__WORKING DATA__
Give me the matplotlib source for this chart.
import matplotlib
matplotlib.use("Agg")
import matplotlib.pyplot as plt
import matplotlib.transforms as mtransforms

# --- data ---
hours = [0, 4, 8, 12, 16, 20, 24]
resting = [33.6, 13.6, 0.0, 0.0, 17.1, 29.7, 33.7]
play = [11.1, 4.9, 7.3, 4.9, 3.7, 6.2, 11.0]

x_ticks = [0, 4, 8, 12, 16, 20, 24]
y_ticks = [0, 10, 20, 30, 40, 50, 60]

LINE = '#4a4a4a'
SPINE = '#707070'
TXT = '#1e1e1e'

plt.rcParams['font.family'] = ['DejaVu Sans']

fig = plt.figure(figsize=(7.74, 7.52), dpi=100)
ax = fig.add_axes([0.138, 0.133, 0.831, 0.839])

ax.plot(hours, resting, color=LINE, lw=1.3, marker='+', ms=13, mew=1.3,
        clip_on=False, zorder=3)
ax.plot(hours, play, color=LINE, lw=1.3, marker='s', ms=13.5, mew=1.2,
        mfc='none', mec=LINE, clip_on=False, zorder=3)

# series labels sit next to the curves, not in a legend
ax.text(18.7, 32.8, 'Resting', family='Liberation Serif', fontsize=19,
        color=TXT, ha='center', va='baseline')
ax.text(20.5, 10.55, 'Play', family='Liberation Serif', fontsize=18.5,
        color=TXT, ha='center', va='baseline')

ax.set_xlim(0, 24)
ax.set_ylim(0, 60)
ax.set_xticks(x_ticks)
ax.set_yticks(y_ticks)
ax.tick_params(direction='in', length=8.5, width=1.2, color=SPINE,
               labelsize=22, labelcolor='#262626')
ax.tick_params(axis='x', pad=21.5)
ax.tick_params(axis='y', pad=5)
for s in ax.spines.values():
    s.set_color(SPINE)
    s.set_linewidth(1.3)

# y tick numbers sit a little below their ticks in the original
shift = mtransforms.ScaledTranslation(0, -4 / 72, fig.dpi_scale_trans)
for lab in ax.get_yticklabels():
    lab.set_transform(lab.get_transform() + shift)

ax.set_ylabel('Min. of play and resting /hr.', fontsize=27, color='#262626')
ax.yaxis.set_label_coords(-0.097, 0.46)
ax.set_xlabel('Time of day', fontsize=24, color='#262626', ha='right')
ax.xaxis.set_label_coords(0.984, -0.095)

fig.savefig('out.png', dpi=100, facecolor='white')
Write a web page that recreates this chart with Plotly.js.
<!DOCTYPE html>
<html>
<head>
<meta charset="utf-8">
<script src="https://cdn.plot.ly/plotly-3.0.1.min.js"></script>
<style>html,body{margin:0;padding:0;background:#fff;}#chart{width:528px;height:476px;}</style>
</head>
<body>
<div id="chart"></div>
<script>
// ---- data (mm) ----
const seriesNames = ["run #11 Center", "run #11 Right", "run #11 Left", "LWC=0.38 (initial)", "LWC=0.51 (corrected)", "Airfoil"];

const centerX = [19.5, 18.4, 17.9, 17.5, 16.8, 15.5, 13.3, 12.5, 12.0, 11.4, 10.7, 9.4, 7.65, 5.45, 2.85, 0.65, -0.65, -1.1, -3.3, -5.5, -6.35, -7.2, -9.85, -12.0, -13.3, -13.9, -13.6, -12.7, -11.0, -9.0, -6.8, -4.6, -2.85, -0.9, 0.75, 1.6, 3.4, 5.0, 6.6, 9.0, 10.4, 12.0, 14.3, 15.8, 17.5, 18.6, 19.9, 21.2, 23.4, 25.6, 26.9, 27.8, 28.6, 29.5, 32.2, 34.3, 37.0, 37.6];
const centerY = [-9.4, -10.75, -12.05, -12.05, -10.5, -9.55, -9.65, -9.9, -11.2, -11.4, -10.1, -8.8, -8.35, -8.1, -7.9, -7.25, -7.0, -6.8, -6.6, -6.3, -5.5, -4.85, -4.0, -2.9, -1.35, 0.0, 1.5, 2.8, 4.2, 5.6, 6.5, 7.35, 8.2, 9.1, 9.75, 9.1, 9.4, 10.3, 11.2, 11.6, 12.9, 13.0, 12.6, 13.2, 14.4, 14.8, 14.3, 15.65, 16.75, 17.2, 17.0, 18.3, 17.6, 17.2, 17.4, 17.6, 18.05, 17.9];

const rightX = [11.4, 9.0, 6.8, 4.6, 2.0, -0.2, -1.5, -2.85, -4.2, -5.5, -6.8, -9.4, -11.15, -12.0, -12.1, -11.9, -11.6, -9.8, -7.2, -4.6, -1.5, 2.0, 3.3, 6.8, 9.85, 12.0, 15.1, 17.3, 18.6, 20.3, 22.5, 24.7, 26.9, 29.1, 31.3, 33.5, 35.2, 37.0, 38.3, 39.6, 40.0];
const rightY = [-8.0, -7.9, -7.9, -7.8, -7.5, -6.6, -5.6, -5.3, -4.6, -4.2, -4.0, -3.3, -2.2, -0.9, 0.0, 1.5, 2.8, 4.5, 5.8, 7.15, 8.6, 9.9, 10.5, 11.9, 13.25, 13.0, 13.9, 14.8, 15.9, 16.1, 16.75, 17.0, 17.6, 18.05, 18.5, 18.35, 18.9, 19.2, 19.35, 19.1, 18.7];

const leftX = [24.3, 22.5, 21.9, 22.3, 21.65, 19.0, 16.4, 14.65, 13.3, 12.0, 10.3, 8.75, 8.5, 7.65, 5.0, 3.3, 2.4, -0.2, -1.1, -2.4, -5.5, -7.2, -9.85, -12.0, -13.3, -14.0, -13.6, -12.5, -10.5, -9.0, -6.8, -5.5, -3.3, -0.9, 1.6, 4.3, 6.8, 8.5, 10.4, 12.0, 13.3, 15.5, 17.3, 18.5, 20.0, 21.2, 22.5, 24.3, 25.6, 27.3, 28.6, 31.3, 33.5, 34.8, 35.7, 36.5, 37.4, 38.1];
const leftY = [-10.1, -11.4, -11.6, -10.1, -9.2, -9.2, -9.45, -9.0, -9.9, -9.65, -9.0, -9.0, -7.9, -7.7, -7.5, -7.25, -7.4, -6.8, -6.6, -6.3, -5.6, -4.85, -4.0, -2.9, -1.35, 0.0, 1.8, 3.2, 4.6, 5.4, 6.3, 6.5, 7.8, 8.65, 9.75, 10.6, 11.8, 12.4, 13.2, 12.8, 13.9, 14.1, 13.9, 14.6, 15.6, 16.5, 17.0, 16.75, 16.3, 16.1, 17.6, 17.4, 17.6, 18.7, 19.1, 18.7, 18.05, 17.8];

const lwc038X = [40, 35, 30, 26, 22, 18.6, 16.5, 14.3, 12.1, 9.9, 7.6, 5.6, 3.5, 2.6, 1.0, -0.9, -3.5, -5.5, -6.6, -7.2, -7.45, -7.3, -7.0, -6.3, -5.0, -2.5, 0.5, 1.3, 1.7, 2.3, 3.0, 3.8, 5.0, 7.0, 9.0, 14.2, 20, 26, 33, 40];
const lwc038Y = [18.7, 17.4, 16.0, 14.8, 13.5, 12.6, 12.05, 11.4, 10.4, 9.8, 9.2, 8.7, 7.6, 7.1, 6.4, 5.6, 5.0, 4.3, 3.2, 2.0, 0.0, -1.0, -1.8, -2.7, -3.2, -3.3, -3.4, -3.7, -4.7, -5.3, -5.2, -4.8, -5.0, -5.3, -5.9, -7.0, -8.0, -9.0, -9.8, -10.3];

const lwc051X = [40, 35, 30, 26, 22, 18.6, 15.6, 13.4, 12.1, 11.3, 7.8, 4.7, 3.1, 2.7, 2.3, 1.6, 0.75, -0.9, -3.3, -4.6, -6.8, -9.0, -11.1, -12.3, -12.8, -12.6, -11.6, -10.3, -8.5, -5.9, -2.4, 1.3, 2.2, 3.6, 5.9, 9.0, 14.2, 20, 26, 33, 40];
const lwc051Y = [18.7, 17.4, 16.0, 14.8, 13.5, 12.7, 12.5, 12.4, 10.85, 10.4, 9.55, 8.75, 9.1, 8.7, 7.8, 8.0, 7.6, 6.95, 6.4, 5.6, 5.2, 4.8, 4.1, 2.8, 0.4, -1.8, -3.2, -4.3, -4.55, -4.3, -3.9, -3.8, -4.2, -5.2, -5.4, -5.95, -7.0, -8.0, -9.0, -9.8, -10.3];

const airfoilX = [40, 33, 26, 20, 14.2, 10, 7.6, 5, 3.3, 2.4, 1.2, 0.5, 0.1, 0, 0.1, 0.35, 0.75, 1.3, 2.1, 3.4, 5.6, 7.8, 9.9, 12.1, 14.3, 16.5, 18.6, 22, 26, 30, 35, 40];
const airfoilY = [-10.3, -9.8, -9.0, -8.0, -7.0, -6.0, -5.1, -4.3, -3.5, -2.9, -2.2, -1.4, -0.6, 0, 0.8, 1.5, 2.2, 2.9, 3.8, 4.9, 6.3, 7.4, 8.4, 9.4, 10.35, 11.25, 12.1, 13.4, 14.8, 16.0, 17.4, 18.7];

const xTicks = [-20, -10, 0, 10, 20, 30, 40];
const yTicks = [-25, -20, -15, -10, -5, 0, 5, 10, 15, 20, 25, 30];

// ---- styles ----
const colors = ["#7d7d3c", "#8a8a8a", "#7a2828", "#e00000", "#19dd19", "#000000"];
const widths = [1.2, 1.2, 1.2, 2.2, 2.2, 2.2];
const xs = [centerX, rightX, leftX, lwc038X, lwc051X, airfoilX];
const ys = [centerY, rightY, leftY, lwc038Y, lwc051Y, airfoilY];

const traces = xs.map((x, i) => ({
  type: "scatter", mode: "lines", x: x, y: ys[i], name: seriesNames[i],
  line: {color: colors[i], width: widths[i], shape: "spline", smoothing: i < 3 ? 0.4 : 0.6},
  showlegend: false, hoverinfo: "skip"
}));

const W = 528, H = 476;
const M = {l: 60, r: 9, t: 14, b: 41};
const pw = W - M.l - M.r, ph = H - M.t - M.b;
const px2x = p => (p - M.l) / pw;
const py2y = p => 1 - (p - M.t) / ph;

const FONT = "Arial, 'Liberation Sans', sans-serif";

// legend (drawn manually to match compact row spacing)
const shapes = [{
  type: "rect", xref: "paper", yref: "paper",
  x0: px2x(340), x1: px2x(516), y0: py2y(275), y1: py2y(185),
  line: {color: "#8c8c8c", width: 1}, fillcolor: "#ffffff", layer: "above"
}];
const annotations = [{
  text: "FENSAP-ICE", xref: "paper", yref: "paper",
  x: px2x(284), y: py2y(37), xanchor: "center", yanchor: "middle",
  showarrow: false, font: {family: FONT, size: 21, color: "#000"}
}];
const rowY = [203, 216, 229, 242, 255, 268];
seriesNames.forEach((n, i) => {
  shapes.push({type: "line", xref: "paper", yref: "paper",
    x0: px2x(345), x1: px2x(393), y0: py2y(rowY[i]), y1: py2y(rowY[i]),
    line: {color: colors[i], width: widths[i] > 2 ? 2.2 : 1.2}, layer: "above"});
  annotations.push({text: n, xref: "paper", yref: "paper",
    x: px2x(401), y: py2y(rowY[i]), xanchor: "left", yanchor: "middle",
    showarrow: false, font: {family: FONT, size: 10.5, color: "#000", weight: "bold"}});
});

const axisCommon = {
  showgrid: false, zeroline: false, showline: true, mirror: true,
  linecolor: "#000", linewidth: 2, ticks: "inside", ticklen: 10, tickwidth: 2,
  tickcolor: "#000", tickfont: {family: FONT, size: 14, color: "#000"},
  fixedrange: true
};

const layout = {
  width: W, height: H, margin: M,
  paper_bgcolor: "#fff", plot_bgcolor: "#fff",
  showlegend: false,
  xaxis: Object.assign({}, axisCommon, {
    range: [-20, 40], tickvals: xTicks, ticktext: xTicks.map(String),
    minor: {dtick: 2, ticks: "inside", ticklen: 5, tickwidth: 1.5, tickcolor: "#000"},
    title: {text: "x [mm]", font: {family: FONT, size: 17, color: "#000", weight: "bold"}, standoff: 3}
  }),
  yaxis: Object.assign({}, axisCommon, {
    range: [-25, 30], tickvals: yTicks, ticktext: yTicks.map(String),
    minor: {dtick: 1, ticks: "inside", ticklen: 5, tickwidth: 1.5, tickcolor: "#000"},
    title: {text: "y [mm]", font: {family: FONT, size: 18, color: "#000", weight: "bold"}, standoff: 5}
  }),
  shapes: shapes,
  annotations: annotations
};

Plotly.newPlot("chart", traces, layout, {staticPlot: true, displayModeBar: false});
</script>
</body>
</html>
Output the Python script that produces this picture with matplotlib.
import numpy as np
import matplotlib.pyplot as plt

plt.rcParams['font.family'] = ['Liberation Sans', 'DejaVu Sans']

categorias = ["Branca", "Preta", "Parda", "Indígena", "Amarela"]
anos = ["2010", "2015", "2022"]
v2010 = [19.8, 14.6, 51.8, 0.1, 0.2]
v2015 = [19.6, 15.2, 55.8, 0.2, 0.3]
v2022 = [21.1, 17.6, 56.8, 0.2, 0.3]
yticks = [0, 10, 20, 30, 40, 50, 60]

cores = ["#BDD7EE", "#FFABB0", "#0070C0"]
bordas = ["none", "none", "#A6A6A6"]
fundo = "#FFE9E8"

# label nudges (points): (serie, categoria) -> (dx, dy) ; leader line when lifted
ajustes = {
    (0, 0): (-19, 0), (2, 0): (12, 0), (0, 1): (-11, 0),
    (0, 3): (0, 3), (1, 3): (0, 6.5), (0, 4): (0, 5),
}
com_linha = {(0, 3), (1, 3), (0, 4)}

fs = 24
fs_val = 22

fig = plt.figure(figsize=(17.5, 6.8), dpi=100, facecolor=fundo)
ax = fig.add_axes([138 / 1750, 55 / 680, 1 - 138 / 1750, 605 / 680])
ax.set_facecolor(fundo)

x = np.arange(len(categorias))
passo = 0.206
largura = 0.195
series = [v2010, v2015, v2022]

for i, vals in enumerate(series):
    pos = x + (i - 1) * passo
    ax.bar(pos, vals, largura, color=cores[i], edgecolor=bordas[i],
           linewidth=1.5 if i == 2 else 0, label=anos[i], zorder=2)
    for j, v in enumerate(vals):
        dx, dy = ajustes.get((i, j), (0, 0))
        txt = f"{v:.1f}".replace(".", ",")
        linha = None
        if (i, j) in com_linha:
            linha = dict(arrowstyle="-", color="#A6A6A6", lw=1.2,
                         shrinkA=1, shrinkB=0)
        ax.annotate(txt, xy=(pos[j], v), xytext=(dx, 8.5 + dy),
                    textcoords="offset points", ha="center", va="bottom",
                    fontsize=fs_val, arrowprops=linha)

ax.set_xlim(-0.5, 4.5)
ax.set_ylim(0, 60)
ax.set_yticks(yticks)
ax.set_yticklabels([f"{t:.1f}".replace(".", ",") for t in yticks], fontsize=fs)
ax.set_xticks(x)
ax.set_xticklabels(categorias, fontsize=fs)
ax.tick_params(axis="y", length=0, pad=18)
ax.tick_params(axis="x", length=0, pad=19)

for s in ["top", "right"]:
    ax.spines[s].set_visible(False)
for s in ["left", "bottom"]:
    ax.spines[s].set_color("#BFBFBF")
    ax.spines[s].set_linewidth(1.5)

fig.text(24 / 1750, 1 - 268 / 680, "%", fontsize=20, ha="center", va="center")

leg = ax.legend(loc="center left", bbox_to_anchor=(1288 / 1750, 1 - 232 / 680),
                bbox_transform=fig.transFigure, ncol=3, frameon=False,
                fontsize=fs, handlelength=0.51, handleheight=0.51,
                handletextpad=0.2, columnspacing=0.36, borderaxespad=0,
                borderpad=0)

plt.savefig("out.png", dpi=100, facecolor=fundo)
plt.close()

__PROBLEM STATEMENT__
Print the lines above, unchanged, from the start of the records to the line with "mfc='none', mec=LINE, clip_on=False, zorder=3)", including that final line.

__RESULT__
Give me the matplotlib source for this chart.
import matplotlib
matplotlib.use("Agg")
import matplotlib.pyplot as plt
import matplotlib.transforms as mtransforms

# --- data ---
hours = [0, 4, 8, 12, 16, 20, 24]
resting = [33.6, 13.6, 0.0, 0.0, 17.1, 29.7, 33.7]
play = [11.1, 4.9, 7.3, 4.9, 3.7, 6.2, 11.0]

x_ticks = [0, 4, 8, 12, 16, 20, 24]
y_ticks = [0, 10, 20, 30, 40, 50, 60]

LINE = '#4a4a4a'
SPINE = '#707070'
TXT = '#1e1e1e'

plt.rcParams['font.family'] = ['DejaVu Sans']

fig = plt.figure(figsize=(7.74, 7.52), dpi=100)
ax = fig.add_axes([0.138, 0.133, 0.831, 0.839])

ax.plot(hours, resting, color=LINE, lw=1.3, marker='+', ms=13, mew=1.3,
        clip_on=False, zorder=3)
ax.plot(hours, play, color=LINE, lw=1.3, marker='s', ms=13.5, mew=1.2,
        mfc='none', mec=LINE, clip_on=False, zorder=3)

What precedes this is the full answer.